Я сказал Михаилу Михайловичу, что иные его рассказы знаю наизусть, как стихи. Он принял это признание не то чтобы холодно, но равнодушно, как любезное и ненужное преувеличение. Затем, переварив то, что представлялось ему неуклюжим комплиментом, сказал чуть неуверенно:
— Но сами-то вы пишете по-другому? — И тут же, что-то вспомнив, твердо добавил: — Вы многословны.
Покорно, со вздохом, я подтвердил его правоту.
— Зачем вам это надо? — поморщился Зощенко. — Ведь есть пушкинская проза. Ничего лишнего, каждое слово на месте. Это ли не образец?
Я сказал, что читал его опыт в пушкинском роде. Там была зловещая шутка про старого патриота времен первой Отечественной войны, придумавшего страшную месть Бонапарту. Злодея надлежало изловить, посадить в клетку и лишить пищи — от голода он постепенно съест самого себя. Стилистически то был чистейший Пушкин «Капитанской дочки».

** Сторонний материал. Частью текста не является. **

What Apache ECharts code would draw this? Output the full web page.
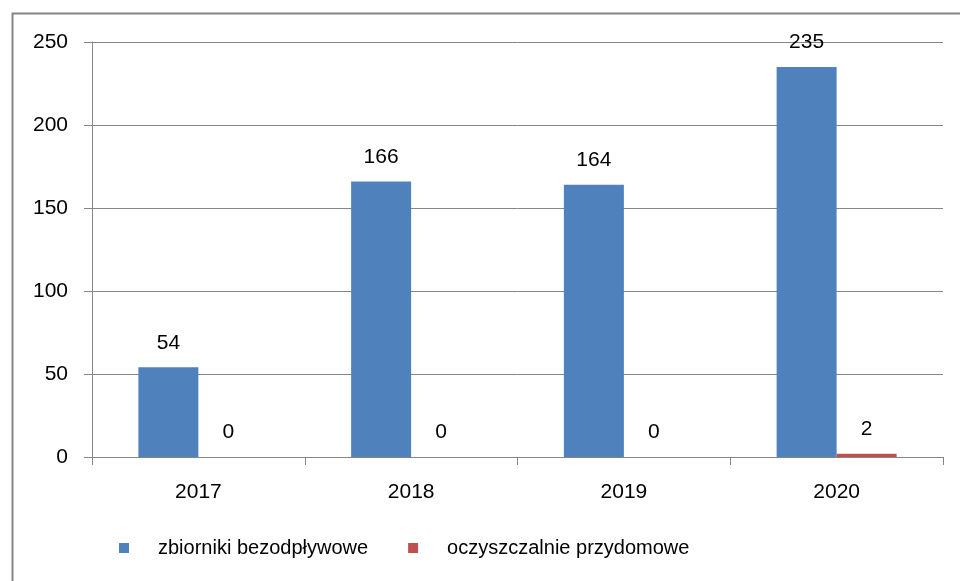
<!DOCTYPE html>
<html>
<head>
<meta charset="utf-8">
<script src="https://cdn.jsdelivr.net/npm/echarts@6/dist/echarts.min.js"></script>
<style>
  html, body { margin: 0; padding: 0; background: #fff; }
  #chart { width: 960px; height: 581px; }
</style>
</head>
<body>
<div id="chart"></div>
<script>
// dane z wykresu
const years = ['2017', '2018', '2019', '2020']
const zbiorniki = [54, 166, 164, 235]
const oczyszczalnie = [0, 0, 0, 2]
const seriesNames = ['zbiorniki bezodpływowe', 'oczyszczalnie przydomowe']

const font = 'Liberation Sans'
const chart = echarts.init(document.getElementById('chart'))

const labelStyle = {
  show: true,
  position: 'top',
  distance: 14,
  color: '#000',
  fontFamily: font,
  fontSize: 21
}

chart.setOption({
  animation: false,
  graphic: [{
    type: 'rect',
    left: 10,
    top: 11,
    shape: { width: 960, height: 600 },
    style: { fill: 'none', stroke: '#858585', lineWidth: 2 },
    silent: true
  }],
  legend: {
    data: seriesNames,
    bottom: 23,
    left: 119,
    padding: 0,
    icon: 'rect',
    itemWidth: 10,
    itemHeight: 10,
    itemGap: 40,
    textStyle: {
      color: '#000',
      fontFamily: font,
      fontSize: 20,
      padding: [0, 0, 0, 24]
    }
  },
  grid: {
    left: 92,
    right: 17,
    top: 42,
    bottom: 124
  },
  xAxis: {
    type: 'category',
    data: years,
    axisLine: { lineStyle: { color: '#868686' } },
    axisTick: { show: true, length: 8, lineStyle: { color: '#868686' } },
    axisLabel: { color: '#000', fontFamily: font, fontSize: 21, margin: 25 }
  },
  yAxis: {
    type: 'value',
    min: 0,
    max: 250,
    interval: 50,
    axisLine: { show: true, lineStyle: { color: '#868686' } },
    axisTick: { show: true, length: 8, lineStyle: { color: '#868686' } },
    axisLabel: { color: '#000', fontFamily: font, fontSize: 21, margin: 24 },
    splitLine: { lineStyle: { color: '#868686' } }
  },
  series: [
    {
      name: seriesNames[0],
      type: 'bar',
      data: zbiorniki,
      barWidth: 60,
      barGap: '0%',
      itemStyle: { color: '#4F81BD' },
      label: labelStyle
    },
    {
      name: seriesNames[1],
      type: 'bar',
      data: oczyszczalnie,
      barWidth: 60,
      barGap: '0%',
      itemStyle: { color: '#C0504D' },
      label: labelStyle
    }
  ]
})
</script>
</body>
</html>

— Вот и пишите так… Если вам действительно знаком этот рассказ.
— Мне бы хотелось вернуться к Лассила, — вмешался Поляновский, которому показалось, что разговор становится для меня опасен.

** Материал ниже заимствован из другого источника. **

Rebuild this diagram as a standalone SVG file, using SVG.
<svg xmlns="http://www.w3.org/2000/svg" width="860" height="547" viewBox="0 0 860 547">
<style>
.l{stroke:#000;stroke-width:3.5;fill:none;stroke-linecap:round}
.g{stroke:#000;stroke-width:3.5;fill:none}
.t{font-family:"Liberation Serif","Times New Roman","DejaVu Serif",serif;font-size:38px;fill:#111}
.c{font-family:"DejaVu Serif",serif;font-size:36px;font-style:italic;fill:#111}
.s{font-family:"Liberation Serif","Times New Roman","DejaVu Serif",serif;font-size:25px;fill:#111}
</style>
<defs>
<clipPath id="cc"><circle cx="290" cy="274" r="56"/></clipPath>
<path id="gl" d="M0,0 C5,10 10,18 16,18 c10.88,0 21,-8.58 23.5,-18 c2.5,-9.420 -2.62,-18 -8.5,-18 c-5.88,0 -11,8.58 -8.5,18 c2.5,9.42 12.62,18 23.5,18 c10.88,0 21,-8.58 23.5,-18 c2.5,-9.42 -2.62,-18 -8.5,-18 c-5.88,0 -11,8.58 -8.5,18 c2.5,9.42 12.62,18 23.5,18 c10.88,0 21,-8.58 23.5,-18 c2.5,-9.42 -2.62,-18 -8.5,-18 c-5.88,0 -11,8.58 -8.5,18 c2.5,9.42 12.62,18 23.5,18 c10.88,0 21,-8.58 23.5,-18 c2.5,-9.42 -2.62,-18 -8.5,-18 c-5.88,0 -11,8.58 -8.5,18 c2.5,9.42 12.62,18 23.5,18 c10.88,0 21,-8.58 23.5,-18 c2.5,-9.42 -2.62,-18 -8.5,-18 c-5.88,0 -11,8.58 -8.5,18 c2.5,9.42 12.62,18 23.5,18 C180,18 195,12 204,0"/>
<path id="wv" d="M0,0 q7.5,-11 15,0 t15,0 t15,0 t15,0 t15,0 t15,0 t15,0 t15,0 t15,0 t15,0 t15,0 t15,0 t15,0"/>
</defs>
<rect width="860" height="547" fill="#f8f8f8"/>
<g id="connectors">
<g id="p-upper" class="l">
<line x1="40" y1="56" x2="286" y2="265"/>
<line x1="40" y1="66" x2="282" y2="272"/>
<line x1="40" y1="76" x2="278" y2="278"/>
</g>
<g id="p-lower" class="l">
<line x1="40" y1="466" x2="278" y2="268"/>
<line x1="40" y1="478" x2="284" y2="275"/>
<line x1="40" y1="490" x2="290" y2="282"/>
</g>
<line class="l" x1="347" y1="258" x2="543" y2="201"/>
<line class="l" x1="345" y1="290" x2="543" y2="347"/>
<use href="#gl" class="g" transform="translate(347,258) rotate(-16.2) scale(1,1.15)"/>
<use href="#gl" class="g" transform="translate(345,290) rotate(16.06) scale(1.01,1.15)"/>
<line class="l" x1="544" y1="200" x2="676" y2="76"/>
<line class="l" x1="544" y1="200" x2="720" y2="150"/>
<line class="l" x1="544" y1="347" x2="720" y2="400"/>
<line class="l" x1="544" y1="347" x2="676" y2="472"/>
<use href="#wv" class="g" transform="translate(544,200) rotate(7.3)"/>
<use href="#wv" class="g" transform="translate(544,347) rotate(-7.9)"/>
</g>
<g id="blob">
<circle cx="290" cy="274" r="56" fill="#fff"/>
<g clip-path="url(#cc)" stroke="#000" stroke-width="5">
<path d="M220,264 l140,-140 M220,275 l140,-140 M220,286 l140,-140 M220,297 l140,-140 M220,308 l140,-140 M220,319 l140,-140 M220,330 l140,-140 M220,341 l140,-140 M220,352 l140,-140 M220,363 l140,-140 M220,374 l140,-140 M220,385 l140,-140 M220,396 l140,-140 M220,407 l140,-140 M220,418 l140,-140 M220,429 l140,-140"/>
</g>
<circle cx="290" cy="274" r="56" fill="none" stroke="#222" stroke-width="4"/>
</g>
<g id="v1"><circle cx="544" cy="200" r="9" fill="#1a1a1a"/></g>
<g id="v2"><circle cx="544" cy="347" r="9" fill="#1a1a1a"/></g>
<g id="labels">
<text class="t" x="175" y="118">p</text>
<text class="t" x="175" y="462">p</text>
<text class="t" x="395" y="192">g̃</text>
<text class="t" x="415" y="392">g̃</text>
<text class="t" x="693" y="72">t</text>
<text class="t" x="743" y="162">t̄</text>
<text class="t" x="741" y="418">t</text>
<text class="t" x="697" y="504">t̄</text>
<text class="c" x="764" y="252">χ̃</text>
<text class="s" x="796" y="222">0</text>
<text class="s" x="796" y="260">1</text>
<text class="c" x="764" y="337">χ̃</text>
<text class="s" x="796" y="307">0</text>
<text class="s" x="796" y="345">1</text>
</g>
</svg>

— А что Лассила? — откликнулся Михаил Михайлович. — Отличный писатель: лаконичный, умный, насмешливый, точно знающий, чего хочет. Я сужу, правда, лишь по двум романам, которые переводил, остальное мне неизвестно. Он обожает путаницу, неразбериху, я — тоже, хотя мне почти никогда не удавалось устроить такую кутерьму, как в «Воскресшем из мертвых» или «За спичками». Был у меня, правда, рассказ про парусиновый портфель, да бог с ним… В жизни впрямь много путаницы, чепухи, диких совпадений, бессмыслицы, и Лассила был истинным поэтом самого невероятного вздора. Интересно, чему это соответствовало в нем самом? Случайным такое не бывает. Суворов любил вздор, это заметил Тынянов, но там все понятно, а вот Лассила. Я не в силах читать предисловий, но, насколько мне известно, в жизни он был человеком серьезным, трудным, ищущим, с радикальными политическими взглядами, за что поплатился жизнью. Если не ошибаюсь, его расстреляли в тюрьме на Свеаборге. Как-то не подходит юмористу? — Уголки губ чуть дрогнули улыбкой. — А может, наоборот, подходит? Мне хотелось больше узнать о Лассила, но не перешагнуть пропасти, именуемой финским языком.

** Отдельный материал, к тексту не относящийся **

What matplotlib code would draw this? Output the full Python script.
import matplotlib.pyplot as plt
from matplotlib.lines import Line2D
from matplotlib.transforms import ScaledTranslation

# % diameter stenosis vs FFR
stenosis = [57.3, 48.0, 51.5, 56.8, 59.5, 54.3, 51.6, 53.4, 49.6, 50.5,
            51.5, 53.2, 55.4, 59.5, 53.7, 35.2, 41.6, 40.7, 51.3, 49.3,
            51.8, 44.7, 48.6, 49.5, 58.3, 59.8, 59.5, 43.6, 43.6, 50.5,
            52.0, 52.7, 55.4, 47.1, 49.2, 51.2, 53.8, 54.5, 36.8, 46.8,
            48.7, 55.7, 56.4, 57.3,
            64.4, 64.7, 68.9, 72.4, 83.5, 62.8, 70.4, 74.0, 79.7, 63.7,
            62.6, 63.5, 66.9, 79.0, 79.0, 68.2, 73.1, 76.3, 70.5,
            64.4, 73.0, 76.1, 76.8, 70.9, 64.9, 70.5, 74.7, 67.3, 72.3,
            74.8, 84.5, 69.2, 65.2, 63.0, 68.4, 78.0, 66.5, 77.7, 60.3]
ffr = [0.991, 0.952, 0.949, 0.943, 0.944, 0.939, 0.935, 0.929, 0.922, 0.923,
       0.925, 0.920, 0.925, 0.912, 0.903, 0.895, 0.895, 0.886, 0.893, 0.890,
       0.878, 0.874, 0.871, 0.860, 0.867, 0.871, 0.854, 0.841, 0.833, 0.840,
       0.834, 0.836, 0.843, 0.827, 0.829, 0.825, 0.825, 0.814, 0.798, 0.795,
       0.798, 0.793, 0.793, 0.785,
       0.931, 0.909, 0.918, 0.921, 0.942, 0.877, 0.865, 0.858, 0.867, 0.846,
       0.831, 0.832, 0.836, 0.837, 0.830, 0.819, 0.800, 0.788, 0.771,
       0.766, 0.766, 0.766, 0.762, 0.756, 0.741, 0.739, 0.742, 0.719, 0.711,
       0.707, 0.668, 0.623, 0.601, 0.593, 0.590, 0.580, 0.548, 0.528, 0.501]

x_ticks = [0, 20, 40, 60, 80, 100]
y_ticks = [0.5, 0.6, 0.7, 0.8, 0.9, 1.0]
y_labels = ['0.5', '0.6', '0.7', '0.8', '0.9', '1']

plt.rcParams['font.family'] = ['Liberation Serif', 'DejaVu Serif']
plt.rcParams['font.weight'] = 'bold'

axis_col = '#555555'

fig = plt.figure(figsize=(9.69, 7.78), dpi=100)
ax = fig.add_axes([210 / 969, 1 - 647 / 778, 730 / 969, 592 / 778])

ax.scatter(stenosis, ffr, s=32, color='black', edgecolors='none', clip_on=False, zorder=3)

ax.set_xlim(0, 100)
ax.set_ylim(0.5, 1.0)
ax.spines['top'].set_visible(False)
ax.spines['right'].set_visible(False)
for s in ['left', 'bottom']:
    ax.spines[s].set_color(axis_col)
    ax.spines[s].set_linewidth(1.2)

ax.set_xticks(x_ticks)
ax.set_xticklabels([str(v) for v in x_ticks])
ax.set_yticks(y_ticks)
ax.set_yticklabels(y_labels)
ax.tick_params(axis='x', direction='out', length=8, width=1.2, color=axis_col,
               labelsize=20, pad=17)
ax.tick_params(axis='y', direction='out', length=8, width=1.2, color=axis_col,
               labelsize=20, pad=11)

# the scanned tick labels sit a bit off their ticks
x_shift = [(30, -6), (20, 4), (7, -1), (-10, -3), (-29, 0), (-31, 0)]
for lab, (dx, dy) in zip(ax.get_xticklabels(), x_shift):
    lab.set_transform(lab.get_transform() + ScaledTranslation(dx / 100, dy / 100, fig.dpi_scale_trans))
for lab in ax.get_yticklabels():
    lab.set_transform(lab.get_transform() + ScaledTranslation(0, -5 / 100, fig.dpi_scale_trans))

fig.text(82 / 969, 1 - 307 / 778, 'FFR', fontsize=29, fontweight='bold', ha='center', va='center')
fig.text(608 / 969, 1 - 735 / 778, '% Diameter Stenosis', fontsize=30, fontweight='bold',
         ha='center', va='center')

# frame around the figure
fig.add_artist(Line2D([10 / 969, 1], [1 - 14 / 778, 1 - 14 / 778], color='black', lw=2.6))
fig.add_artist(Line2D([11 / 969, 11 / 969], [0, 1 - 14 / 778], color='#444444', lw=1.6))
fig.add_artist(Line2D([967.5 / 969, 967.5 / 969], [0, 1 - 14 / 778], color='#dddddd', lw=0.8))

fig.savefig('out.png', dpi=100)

Мы еще поговорили о Лассила, и у меня создалось впечатление, что у Михаила Михайловича просто не хватило душевных сил углубиться в сложную судьбу писателя, сыгравшего столь значительную роль в его собственной жизни. Слишком сильно ощущая драматизм своего положения и творя то высокое спокойствие, с каким он хотел встретить кончину, в близости которой не сомневался, видя себя насквозь, он не мог собраться для постижения чужой сути. Так, во всяком случае, мне кажется. То не было старческим эгоцентризмом в обычном смысле слова, но, умевший так органично сочетать глубокую погруженность в себя с живым любопытством к внешнему миру, редкой приметливостью к подробностям окружающего, Зощенко сейчас был целиком обращен внутрь.
Но мой рассказ не о Зощенко, а о том, на кого он меня невольно «вывел». В мартовском студеном Хельсинки, под непостоянным небом, то сочившимся дождем, то распахивавшим бледную голубизну над еще замерзшей бухтой, которую бороздили, с треском ломая истончившийся лед, огромные паромы, ходящие в Швецию и ГДР, и небольшие буксиры, и рыбачьи катерки, я думал о Лассила как о своем полузабытом долге. Кому? Уж не Зощенко ли? Но с чего бы числить мне за собой такой долг? Написать же хотелось прямо-таки маниакально. И все-таки странное веление это связано с Михаилом Михайловичем… Каждый нормальный человек на моем месте пошел бы простым и естественным путем: отыскал бы финского литературоведа, посвятившего себя Лассила, и узнал бы все необходимое. Признаться, и у меня мелькнула такая мысль в разговоре с одним местным критиком, которого я заподозрил совершенно напрасно в пристрастии к творчеству Майю Лассила. Но критик этот заговорил вдруг об авторе «За спичками» с такой отчужденностью, что паразитарное намерение мое сразу испарилось.
Я и вообще в своем литературном деле избегаю специалистов. Я имею в виду работу над вещами биографического плана, будь то повесть, рассказ, очерк или литературный портрет. Я боюсь оказаться во власти чужих представлений, чужой тщательно выношенной концепции. Мне необходима внутренняя свобода, возможность дойти до сути своим умом, тогда возникает творческий импульс, мне будет радостно и горячо писать о захватившей меня судьбе.